Some thoughts on creating an ‘adaptive Theory of Change’[i]

  • A Theory of Change (ToC) is only useful if it actually informs decision-making. Sounds self-evident, however many Theories of Change gather dust once they have been created to sell the concept of a project.
  • A ToC can never be perfect or fixed, at least for CVE programmes. A ToC should be an idea that is alive and dynamic. A ToC has, in the first place, to be useful for the people who work with it. It is a tool to discuss, debate, experiment, learn, change.
  • We may never figure out how change will happen in complex systems. Not only can we not know the pathways, we are also unable to predict the exact shape of how the change will look. In some cases we might even not know what a good outcome would look like before we see it. Complex systems can only be understood if we interact with them.
  • We may need to start with, and test, multiple Theories of Change. For complex problems such as VE, there may be multiple competing hypotheses of how the intended change could be achieved, or what it could look like. The available evidence may support different and even competing perspectives.
  • A well-designed ToC cannot change complexity. The complexity of VE cannot be simplified or reduced with a nice, neat, logical model or theory. Recognise the dangers that any ToC is a potentially dangerous simplificiation of the real world.
  • In a complex system, different people will have different perspectives about how things work, which may not be amenable to analysis with a single, simple model. On the contrary, it is important to understand where there is agreement on causalities among the stakeholders and where there is not – this gives us important insights on the complexity of specific links in the logical chain.
  • The ToC needs to be presented as an overarching framework that explains how the programme intends to work, but without detailing the specific mechanisms of change (i.e. interventions). This will help ensure the theory of change remains valid even if individual interventions are adapted, closed down, or scaled up.
  • Mini Theories of Change may be required to allow adaptation and testing. In conditions of significant uncertainty, an adaptive, learn-as-you-go approach is essential. It makes sense for programmes to include a range of exploratory interventions that can be scaled up, or brought to an end. These projects may run independently of each other, and each should be thought through with its own mini ToC.
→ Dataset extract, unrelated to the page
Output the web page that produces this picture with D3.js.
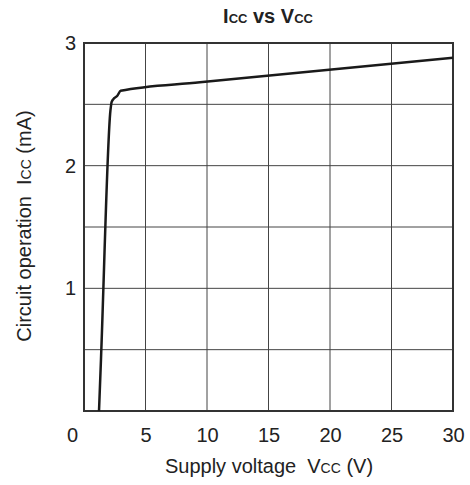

  • Design it to evolve over time based on new evidence. Recognise that any Theory of Change is just that – a theory. Given the (a) lack of data and (b) debate over what data there is in the world of CVE, we should expect current theories to evolve, and quickly. We must apply this thinking to the ToC from the outset.
  • Its possible that the most important goal may be about how responsive the programme is to the local system. Given the outcomes of intervening in a complex system may be unknowable, it is worth considering that the actual goal of the intervention itself may be the extent to which it is responsive to the problem (rather than defining the impact it will have).